This film programme is an open-to-all component of the 2023 Night School, a four-week seminar led by Todd Reisz titled 'Make History'.
Jameel Arts Centre, a contemporary art institution in Dubai, will run a film programme, workshops, performances and exhibitions during the entire month of January.
A film programme curated by seminar guest Hind Mezaina: Make History: Filed and Concealed will run on January 14 at 7 PM on the roof terrace.
Hind Mezaina is an artist, writer and film curator from Dubai. Working primarily in analogue photography and more recently in video, her practice delves into themes of collective memory, the notion of heritage, and depictions of the UAE in the media. Mezaina is also the founder of The Culturist blog; Moving Image Editor at Tribe, a non-profit publication and platform that focuses on photography and moving image from the Arab World; and the co-founder of the Tea with Culture podcast.
She has curated film screenings for local institutions, including Louvre Abu Dhabi, Manarat Al Saadiyat, Sharjah Art Foundation, The Africa Institute, Alliance Française Dubai, and Jameel Arts Centre.
Make History: Filed and Concealed features five short films made by artists and filmmakers about the control and (in)visibility of archives and libraries. The screening will be followed by a discussion between Hind Mezaina and architect and writer Todd Reisz, with audience participation.
The event is free and open to all.
This film programme is an open-to-all component of the 2023 Night School, a four-week seminar led by Todd Reisz titled Make History.
Memorial for the Lost Pages (Madiha Aijaz, Pakistan, 2018, 3 min) is a brief, acute observation of changing times in Pakistani society using the former Theosophical Society Library in Karachi.

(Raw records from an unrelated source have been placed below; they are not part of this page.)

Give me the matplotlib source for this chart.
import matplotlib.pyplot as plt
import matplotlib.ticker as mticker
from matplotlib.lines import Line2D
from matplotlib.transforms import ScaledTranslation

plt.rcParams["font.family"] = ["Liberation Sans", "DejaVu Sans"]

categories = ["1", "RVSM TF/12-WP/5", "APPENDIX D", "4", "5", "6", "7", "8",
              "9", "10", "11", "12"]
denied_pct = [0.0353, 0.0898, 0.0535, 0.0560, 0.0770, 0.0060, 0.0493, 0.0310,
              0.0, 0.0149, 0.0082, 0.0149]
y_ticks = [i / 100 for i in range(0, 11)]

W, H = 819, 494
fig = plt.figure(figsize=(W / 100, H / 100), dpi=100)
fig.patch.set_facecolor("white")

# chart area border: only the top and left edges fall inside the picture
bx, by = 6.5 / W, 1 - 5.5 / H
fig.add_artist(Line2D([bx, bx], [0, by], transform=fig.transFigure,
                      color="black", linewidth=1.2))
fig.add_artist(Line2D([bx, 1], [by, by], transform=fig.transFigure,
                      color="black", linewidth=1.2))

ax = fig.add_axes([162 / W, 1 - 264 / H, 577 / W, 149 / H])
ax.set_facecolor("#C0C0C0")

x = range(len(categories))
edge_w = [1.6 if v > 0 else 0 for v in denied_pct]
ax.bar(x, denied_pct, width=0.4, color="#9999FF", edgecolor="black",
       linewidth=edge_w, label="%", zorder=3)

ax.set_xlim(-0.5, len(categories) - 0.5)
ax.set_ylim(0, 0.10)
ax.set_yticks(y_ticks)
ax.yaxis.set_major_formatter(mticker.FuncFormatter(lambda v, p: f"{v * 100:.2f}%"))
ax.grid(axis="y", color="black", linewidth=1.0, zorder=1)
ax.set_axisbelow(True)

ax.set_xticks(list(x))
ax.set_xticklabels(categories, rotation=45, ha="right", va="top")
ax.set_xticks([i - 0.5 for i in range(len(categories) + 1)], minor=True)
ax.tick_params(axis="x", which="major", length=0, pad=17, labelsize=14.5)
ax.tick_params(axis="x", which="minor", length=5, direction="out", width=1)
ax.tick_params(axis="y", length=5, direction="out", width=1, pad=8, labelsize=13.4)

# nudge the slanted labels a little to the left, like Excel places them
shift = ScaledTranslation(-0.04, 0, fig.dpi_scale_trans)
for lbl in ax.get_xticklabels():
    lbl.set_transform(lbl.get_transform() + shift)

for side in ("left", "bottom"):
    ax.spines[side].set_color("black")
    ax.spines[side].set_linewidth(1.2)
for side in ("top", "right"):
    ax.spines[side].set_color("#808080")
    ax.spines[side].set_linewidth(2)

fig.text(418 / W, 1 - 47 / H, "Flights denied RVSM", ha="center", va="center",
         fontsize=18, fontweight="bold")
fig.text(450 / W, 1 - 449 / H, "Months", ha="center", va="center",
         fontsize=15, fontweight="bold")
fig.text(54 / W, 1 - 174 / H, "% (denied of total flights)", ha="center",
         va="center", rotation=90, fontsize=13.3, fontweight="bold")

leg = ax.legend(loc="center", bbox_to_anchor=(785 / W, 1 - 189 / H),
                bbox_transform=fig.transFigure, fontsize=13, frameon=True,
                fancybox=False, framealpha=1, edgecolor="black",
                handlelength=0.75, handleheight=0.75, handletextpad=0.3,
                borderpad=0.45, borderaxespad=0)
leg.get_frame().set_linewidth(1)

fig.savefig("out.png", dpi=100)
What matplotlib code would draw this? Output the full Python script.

These Silences Are All the Words (Madiha Aijaz, Pakistan, 2018, 15 min) is an observational documentary on public libraries that provides an entry point into present-day Karachi, where irredeemable changes feel imminent. While the libraries become a bastion for the literary tradition of Urdu, their frequent visitors lament the increasing dominance of English – a residual reminder of colonialism, partition and the ‘globalising’ present. Wrapped in quiet solitude, seated readers are shown hiding away from the hustle and bustle of urban life that can be seen outside.

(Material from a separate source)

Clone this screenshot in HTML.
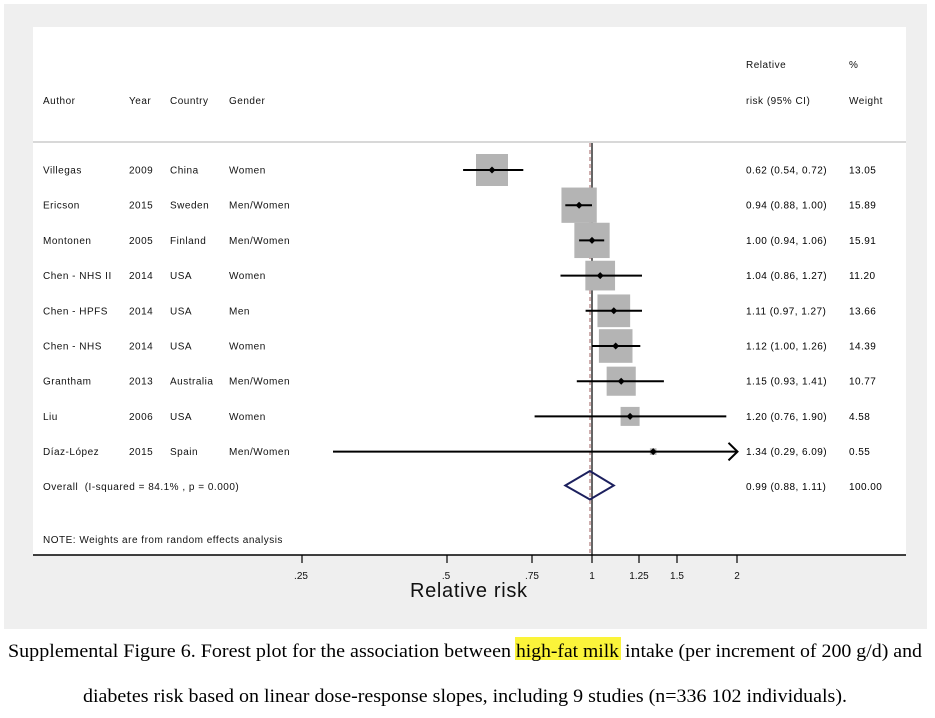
<!DOCTYPE html>
<html>
<head>
<meta charset="utf-8">
<style>
html,body{margin:0;padding:0;background:#ffffff;}
svg{display:block;}
.t{font-family:"Liberation Sans",sans-serif;font-size:10px;fill:#111;letter-spacing:0.5px;white-space:pre;}
.r{font-family:"Liberation Sans",sans-serif;font-size:10px;fill:#000;letter-spacing:0.45px;}
.tk{font-family:"Liberation Sans",sans-serif;font-size:10px;fill:#111;}
.cap{font-family:"Liberation Serif",serif;font-size:19px;fill:#000;}
</style>
</head>
<body>
<svg width="935" height="718" viewBox="0 0 935 718" xmlns="http://www.w3.org/2000/svg">
  <!-- backgrounds -->
  <rect x="0" y="0" width="935" height="718" fill="#ffffff"/>
  <rect x="4" y="4" width="923" height="625" fill="#efefef"/>
  <rect x="33" y="27" width="873" height="528" fill="#ffffff"/>

  <!-- header -->
  <text class="t" x="746" y="68">Relative</text>
  <text class="t" x="849" y="68">%</text>
  <text class="t" x="43" y="104">Author</text>
  <text class="t" x="129" y="104">Year</text>
  <text class="t" x="170" y="104">Country</text>
  <text class="t" x="229" y="104">Gender</text>
  <text class="t" x="746" y="104">risk (95% CI)</text>
  <text class="t" x="849" y="104">Weight</text>
  <line x1="33" y1="142" x2="906" y2="142" stroke="#d8d8d8" stroke-width="2"/>

  <!-- reference lines -->
  <line x1="592" y1="143" x2="592" y2="555" stroke="#000" stroke-width="1.2"/>
  <line x1="590" y1="143" x2="590" y2="555" stroke="#a06060" stroke-width="1" stroke-dasharray="4,3"/>

  <!-- boxes -->
  <g fill="#b4b4b4">
    <rect x="476.0" y="154.0" width="32.0" height="32.0"/>
    <rect x="561.45" y="187.55" width="35.3" height="35.3"/>
    <rect x="574.35" y="222.75" width="35.3" height="35.3"/>
    <rect x="585.35" y="260.75" width="29.7" height="29.7"/>
    <rect x="597.45" y="294.45" width="32.7" height="32.7"/>
    <rect x="598.9" y="329.2" width="33.6" height="33.6"/>
    <rect x="606.65" y="366.65" width="29.1" height="29.1"/>
    <rect x="620.6" y="406.9" width="19.0" height="19.0"/>
    <rect x="649.9" y="448.3" width="6.6" height="6.6"/>
  </g>

  <!-- CI lines -->
  <g stroke="#000" stroke-width="2" fill="none">
    <line x1="463.1" y1="170" x2="523.3" y2="170"/>
    <line x1="565.3" y1="205.2" x2="592" y2="205.2"/>
    <line x1="579.1" y1="240.4" x2="604.2" y2="240.4"/>
    <line x1="560.5" y1="275.6" x2="642.0" y2="275.6"/>
    <line x1="585.6" y1="310.8" x2="642.0" y2="310.8"/>
    <line x1="592" y1="346" x2="640.3" y2="346"/>
    <line x1="576.8" y1="381.2" x2="663.9" y2="381.2"/>
    <line x1="534.6" y1="416.4" x2="726.3" y2="416.4"/>
    <line x1="333" y1="451.6" x2="737" y2="451.6"/>
    <polyline points="728.5,442.8 737.5,451.6 728.5,460.4"/>
  </g>

  <!-- point estimates -->
  <g fill="#000">
    <polygon points="492.0,166.5 495.5,170 492.0,173.5 488.5,170"/>
    <polygon points="579.1,201.7 582.6,205.2 579.1,208.7 575.6,205.2"/>
    <polygon points="592.0,236.9 595.5,240.4 592.0,243.9 588.5,240.4"/>
    <polygon points="600.2,272.1 603.7,275.6 600.2,279.1 596.7,275.6"/>
    <polygon points="613.8,307.3 617.3,310.8 613.8,314.3 610.3,310.8"/>
    <polygon points="615.7,342.5 619.2,346 615.7,349.5 612.2,346"/>
    <polygon points="621.2,377.7 624.7,381.2 621.2,384.7 617.7,381.2"/>
    <polygon points="630.1,412.9 633.6,416.4 630.1,419.9 626.6,416.4"/>
    <polygon points="653.2,448.1 656.7,451.6 653.2,455.1 649.7,451.6"/>
  </g>

  <!-- overall diamond -->
  <polygon points="565.3,485.5 589.9,471 613.8,485.5 589.9,499.5" fill="none" stroke="#1c205e" stroke-width="2"/>

  <!-- rows text -->
  <g>
    <text class="t" x="43" y="173.5">Villegas</text><text class="t" x="129" y="173.5">2009</text><text class="t" x="170" y="173.5">China</text><text class="t" x="229" y="173.5">Women</text>
    <text class="r" x="746" y="173.5">0.62 (0.54, 0.72)</text><text class="r" x="849" y="173.5">13.05</text>

    <text class="t" x="43" y="208.7">Ericson</text><text class="t" x="129" y="208.7">2015</text><text class="t" x="170" y="208.7">Sweden</text><text class="t" x="229" y="208.7">Men/Women</text>
    <text class="r" x="746" y="208.7">0.94 (0.88, 1.00)</text><text class="r" x="849" y="208.7">15.89</text>

    <text class="t" x="43" y="243.9">Montonen</text><text class="t" x="129" y="243.9">2005</text><text class="t" x="170" y="243.9">Finland</text><text class="t" x="229" y="243.9">Men/Women</text>
    <text class="r" x="746" y="243.9">1.00 (0.94, 1.06)</text><text class="r" x="849" y="243.9">15.91</text>

    <text class="t" x="43" y="279.1">Chen - NHS II</text><text class="t" x="129" y="279.1">2014</text><text class="t" x="170" y="279.1">USA</text><text class="t" x="229" y="279.1">Women</text>
    <text class="r" x="746" y="279.1">1.04 (0.86, 1.27)</text><text class="r" x="849" y="279.1">11.20</text>

    <text class="t" x="43" y="314.3">Chen - HPFS</text><text class="t" x="129" y="314.3">2014</text><text class="t" x="170" y="314.3">USA</text><text class="t" x="229" y="314.3">Men</text>
    <text class="r" x="746" y="314.3">1.11 (0.97, 1.27)</text><text class="r" x="849" y="314.3">13.66</text>

    <text class="t" x="43" y="349.5">Chen - NHS</text><text class="t" x="129" y="349.5">2014</text><text class="t" x="170" y="349.5">USA</text><text class="t" x="229" y="349.5">Women</text>
    <text class="r" x="746" y="349.5">1.12 (1.00, 1.26)</text><text class="r" x="849" y="349.5">14.39</text>

    <text class="t" x="43" y="384.7">Grantham</text><text class="t" x="129" y="384.7">2013</text><text class="t" x="170" y="384.7">Australia</text><text class="t" x="229" y="384.7">Men/Women</text>
    <text class="r" x="746" y="384.7">1.15 (0.93, 1.41)</text><text class="r" x="849" y="384.7">10.77</text>

    <text class="t" x="43" y="419.9">Liu</text><text class="t" x="129" y="419.9">2006</text><text class="t" x="170" y="419.9">USA</text><text class="t" x="229" y="419.9">Women</text>
    <text class="r" x="746" y="419.9">1.20 (0.76, 1.90)</text><text class="r" x="849" y="419.9">4.58</text>

    <text class="t" x="43" y="455.1">Díaz-López</text><text class="t" x="129" y="455.1">2015</text><text class="t" x="170" y="455.1">Spain</text><text class="t" x="229" y="455.1">Men/Women</text>
    <text class="r" x="746" y="455.1">1.34 (0.29, 6.09)</text><text class="r" x="849" y="455.1">0.55</text>

    <text class="t" x="43" y="490">Overall&#160;&#160;(I-squared = 84.1% , p = 0.000)</text>
    <text class="r" x="746" y="490">0.99 (0.88, 1.11)</text><text class="r" x="849" y="490">100.00</text>

    <text class="t" x="43" y="543">NOTE: Weights are from random effects analysis</text>
  </g>

  <!-- x axis -->
  <line x1="33" y1="555" x2="906" y2="555" stroke="#000" stroke-width="1.5"/>
  <g stroke="#000" stroke-width="1.2">
    <line x1="302" y1="555" x2="302" y2="563"/>
    <line x1="447" y1="555" x2="447" y2="563"/>
    <line x1="532" y1="555" x2="532" y2="563"/>
    <line x1="592" y1="555" x2="592" y2="563"/>
    <line x1="639" y1="555" x2="639" y2="563"/>
    <line x1="677" y1="555" x2="677" y2="563"/>
    <line x1="737" y1="555" x2="737" y2="563"/>
  </g>
  <g text-anchor="middle">
    <text class="tk" x="301" y="579">.25</text>
    <text class="tk" x="446" y="579">.5</text>
    <text class="tk" x="532" y="579">.75</text>
    <text class="tk" x="592" y="579">1</text>
    <text class="tk" x="639" y="579">1.25</text>
    <text class="tk" x="677" y="579">1.5</text>
    <text class="tk" x="737" y="579">2</text>
  </g>
  <text x="410" y="597" font-family="Liberation Sans, sans-serif" font-size="20" fill="#111" textLength="117" lengthAdjust="spacing">Relative risk</text>

  <!-- caption -->
  <rect x="515" y="637" width="106" height="23" fill="#fbf43a"/>
  <text class="cap" x="8" y="657" textLength="503" lengthAdjust="spacingAndGlyphs">Supplemental Figure 6. Forest plot for the association between</text>
  <text class="cap" x="516" y="657" textLength="103" lengthAdjust="spacingAndGlyphs">high-fat milk</text>
  <text class="cap" x="625" y="657" textLength="297" lengthAdjust="spacingAndGlyphs">intake (per increment of 200 g/d) and</text>
  <text class="cap" x="83" y="702" textLength="764" lengthAdjust="spacingAndGlyphs">diabetes risk based on linear dose-response slopes, including 9 studies (n=336 102 individuals).</text>
</svg>
</body>
</html>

How to Reverse a Spell: The Promise of an Archive (Yasmine Benabdallah, Morocco, 2022, 10 min) forms a speculative triptych traversing the disappearance of the Moroccan public archives, the colonial displacement of videos and, finally, a prayer for an apocalyptic solar flare that can return things to how they never were
A History of the World According to Getty Images (Richard Misek, Norway/UK, 2022, 19 min) is a montage of some of the last century’s most iconic images that forms the basis of an investigation into the power that commercial image archives hold over our shared cultural memory, and an attempt to reclaim a few fragments of their collections from corporate control.
Time Capsule (Jan Ijäs, Finland, 2016, 21 min) is about a Belgian artist Louis de Cordier who bought a piece of land at 2,000 meters in the Spanish Sierra Nevada and built an underground library and a seed bank for non-genetically modified plants. The books on art, science and spirituality that he aims to preserve for the next 2,000 years are his own selection, but anyone can send him books. “Libraries are still the best way to preserve the important aspects of man’s written inheritance for the future, not DVDs, hard disks, chips or the internet.”